计算字频率并在输出文件中写入

时间:2016-05-23 09:48:15

标签: python-3.x nltk

从file_test.txt我需要计算使用nltk.FreqDist()函数在文件中出现的每个单词的次数。当我计算字频时,我需要查看该字是否在pos_dict.txt中,如果是,则将字频数乘以pos_dict.txt中相同字的数字。

file_test.txt看起来像这样:

  abandon, abandon, calm, clear
对于这些话,

pos_dict.txt看起来像这样:

"abandon":2,"calm":2,"clear":1,...

我的代码是:

from urllib.request import urlopen
from bs4 import BeautifulSoup
import re
import nltk

f_input_pos=open('file_test.txt','r').read()

def features_pos(dat):
    tokens = nltk.word_tokenize(dat)
    fdist=nltk.FreqDist(tokens)

    f_pos_dict=open('pos_dict.txt','r').read()
    f=f_pos_dict.split(',') 

    for part in f:
        b=part.split(':')
        c=b[-1]   #to catch the number
        T2 = eval(str(c).replace("'","")) # convert number from string to int

        for word in fdist:
            if word in f_pos_dict:
               d=fdist[word]
               print(word,'->',d*T2)


features_pos(f_input_pos)

所以我的输出必须是这样的:

abandon->4
calm->2
clear->1

但我的输出是重复所有输出而且显然是错误的乘法。我有点陷入困境,我不知道错误在哪里,可能我错误地使用了for循环。如果有人可以提供帮助,我将不胜感激:)

1 个答案:

答案 0 :(得分:1)

首先,通过将其作为字典的字符串表示形式读取,您可以快速阅读pos_dict.txt文件:

alvas@ubi:~$ echo '"abandon":2,"calm":2,"clear":1' > pos_dict.txt
alvas@ubi:~$ python
Python 2.7.11+ (default, Apr 17 2016, 14:00:29) 
[GCC 5.3.1 20160413] on linux2
Type "help", "copyright", "credits" or "license" for more information.
>>> import io
>>> with io.open('pos_dict.txt', 'r') as fin:
...     pos_dict = eval("{" + fin.read() + "}")
... 
>>>
>>> pos_dict['abandon']
2
>>> pos_dict['clear']
1

接下来,要阅读您的file_test.txt,我们必须阅读文件,删除标题和尾随空格,然后将单词分开,(逗号后跟空格)。

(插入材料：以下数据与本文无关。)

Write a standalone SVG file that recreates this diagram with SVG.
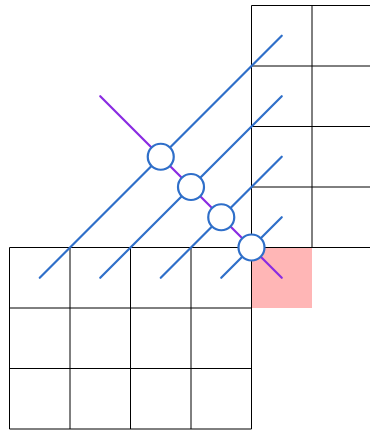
<svg xmlns="http://www.w3.org/2000/svg" width="370" height="430" viewBox="0 0 370 430">
<style>
.grid{stroke:#000;stroke-width:1;fill:none}
.blue{stroke:#2f6fc9;stroke-width:2.2;stroke-linecap:round;fill:none}
.purple{stroke:#8a2be2;stroke-width:2.2;stroke-linecap:round;fill:none}
.node{fill:#fff;stroke:#2f6fc9;stroke-width:2.2}
</style>
<rect x="0" y="0" width="370" height="430" fill="#fff"/>
<rect id="highlight" x="251.5" y="247.5" width="60.5" height="60.5" fill="#ffb6b6"/>
<g id="grid-bottom-left" class="grid">
<path d="M9.5 247.5H251.5M9.5 308H251.5M9.5 368.5H251.5M9.5 429H251.5"/>
<path d="M9.5 247.5V429M70 247.5V429M130.5 247.5V429M191 247.5V429M251.5 247.5V429"/>
</g>
<g id="grid-top-right" class="grid">
<path d="M251.5 5.5H372.5M251.5 66H372.5M251.5 126.5H372.5M251.5 187H372.5M251.5 247.5H372.5"/>
<path d="M251.5 5.5V247.5M312 5.5V247.5M372.5 5.5V247.5"/>
</g>
<g id="connectors">
<line class="blue" x1="39.75" y1="277.75" x2="281.75" y2="35.75"/>
<line class="blue" x1="100.25" y1="277.75" x2="281.75" y2="96.25"/>
<line class="blue" x1="160.75" y1="277.75" x2="281.75" y2="156.75"/>
<line class="blue" x1="221.25" y1="277.75" x2="281.75" y2="217.25"/>
<line class="purple" x1="100.25" y1="96.25" x2="281.75" y2="277.75"/>
</g>
<g id="n1"><circle class="node" cx="160.75" cy="156.75" r="13"/></g>
<g id="n2"><circle class="node" cx="191" cy="187" r="13"/></g>
<g id="n3"><circle class="node" cx="221.25" cy="217.25" r="13"/></g>
<g id="n4"><circle class="node" cx="251.5" cy="247.5" r="13"/></g>
</svg>
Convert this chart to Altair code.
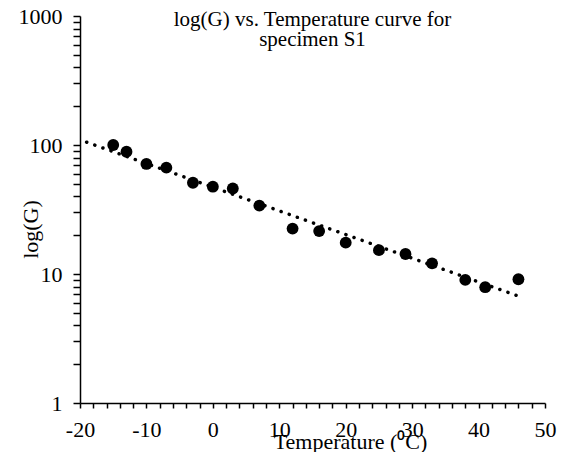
import altair as alt
import pandas as pd

# Data
temperature = [-15, -13, -10, -7, -3, 0, 3, 7, 12, 16, 20, 25, 29, 33, 38, 41, 46]
g_values = [100, 88.7, 71.3, 66.7, 51, 47.5, 46, 33.9, 22.5, 21.5, 17.5, 15.3, 14.3, 12.1, 9.0, 7.9, 9.1]

x_tick_values = list(range(-20, 51, 2))
y_tick_values = [1, 2, 3, 4, 5, 6, 7, 8, 9,
                 10, 20, 30, 40, 50, 60, 70, 80, 90,
                 100, 200, 300, 400, 500, 600, 700, 800, 900, 1000]
trend_extent = [-19, 46]
title_lines = ["log(G) vs. Temperature curve for", "specimen S1"]

df = pd.DataFrame({"T": temperature, "G": g_values})

FONT = "Liberation Serif"

x_scale = alt.Scale(domain=[-20, 50], nice=False, zero=False)
y_scale = alt.Scale(type="log", domain=[1, 1000], nice=False)

x_axis = alt.Axis(
    values=x_tick_values,
    labelExpr="datum.value % 10 === 0 ? '' + datum.value : ''",
    title="Temperature (\u2070C)",
    titleFont=FONT, titleFontSize=22, titleFontWeight="normal", titleColor="black",
    titleX=270, titleY=45, titleAlign="center", titleBaseline="alphabetic",
    labelFont=FONT, labelFontSize=22, labelColor="black",
    labelBaseline="alphabetic", labelPadding=28, labelFlush=False, labelOverlap=False,
    tickSize=5, tickWidth=1.5, tickColor="black",
    domainColor="black", domainWidth=1.5, grid=False,
)

y_axis = alt.Axis(
    values=y_tick_values,
    labelExpr="indexof([1, 10, 100, 1000], datum.value) >= 0 ? '' + datum.value : ''",
    title="log(G)",
    titleFont=FONT, titleFontSize=22, titleFontWeight="normal", titleColor="black",
    titleX=-43, titleY=213, titleAngle=270, titleAlign="center", titleBaseline="alphabetic",
    labelFont=FONT, labelFontSize=22, labelColor="black",
    labelPadding=11, labelFlush=False, labelOverlap=False,
    tickSize=7, tickWidth=1.5, tickColor="black",
    domainColor="black", domainWidth=1.5, grid=False,
)

base = alt.Chart(df)

trend = (
    base.transform_calculate(L="log(datum.G) / LN10")
    .transform_regression("T", "L", extent=trend_extent)
    .transform_calculate(Gfit="pow(10, datum.L)")
    .mark_line(color="black", strokeWidth=3.5, strokeDash=[0.1, 8.5], strokeCap="round")
    .encode(
        x=alt.X("T:Q", scale=x_scale, axis=x_axis),
        y=alt.Y("Gfit:Q", scale=y_scale, axis=y_axis),
    )
)

points = base.mark_circle(size=140, color="black", opacity=1).encode(
    x=alt.X("T:Q", scale=x_scale, axis=x_axis),
    y=alt.Y("G:Q", scale=y_scale, axis=y_axis),
)

chart = (
    alt.layer(trend, points)
    .properties(
        width=465,
        height=387,
        padding={"left": 72, "top": 8, "right": 18, "bottom": 49},
        autosize=alt.AutoSizeParams(type="none"),
        title=alt.TitleParams(
            text=title_lines,
            font=FONT, fontSize=21, fontWeight="normal", color="black",
            anchor="middle", frame="group", baseline="top",
            offset=0, dy=45, lineHeight=20,
        ),
    )
    .configure_view(stroke=None)
)

chart.save("out.html", embed_options={"renderer": "svg", "actions": False})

然后使用collections.Counter对象,我们可以轻松获取令牌数量(另请参阅Difference between Python's collections.Counter and nltk.probability.FreqDist):

alvas@ubi:~$ echo 'abandon, abandon, calm, clear' > file_test.txt
alvas@ubi:~$ python
Python 2.7.11+ (default, Apr 17 2016, 14:00:29) 
[GCC 5.3.1 20160413] on linux2
Type "help", "copyright", "credits" or "license" for more information.
>>> import io
>>> from collections import Counter
>>> with io.open('file_test.txt', 'r') as fin:
...     tokens = fin.read().strip().split(', ')
... 
>>> Counter(tokens)
Counter({u'abandon': 2, u'clear': 1, u'calm': 1})

要从file_test.txt访问令牌计数并将它们与pos_dict.txt的值相乘,我们使用.items()函数迭代Counter对象(就像我们如何访问字典一样)键值对):

>>> import io
>>> from collections import Counter
>>> with io.open('file_test.txt', 'r') as fin:
...     tokens = fin.read().strip().split(', ')
... 
>>> 
>>> word_counts = Counter(tokens)
>>> with io.open('pos_dict.txt', 'r') as fin:
...     pos_dict = eval("{" + fin.read() + "}")
... 
>>>
>>> token_times_posdict = {word:freq*pos_dict[word] for word, freq in Counter(tokens).items()}
>>> token_times_posdict
{u'abandon': 4, u'clear': 1, u'calm': 2}

然后打印出来:

>>> for word, value in token_times_posdict.items():
...     print "{} -> {}".format(word, value)
... 
abandon -> 4
clear -> 1
calm -> 2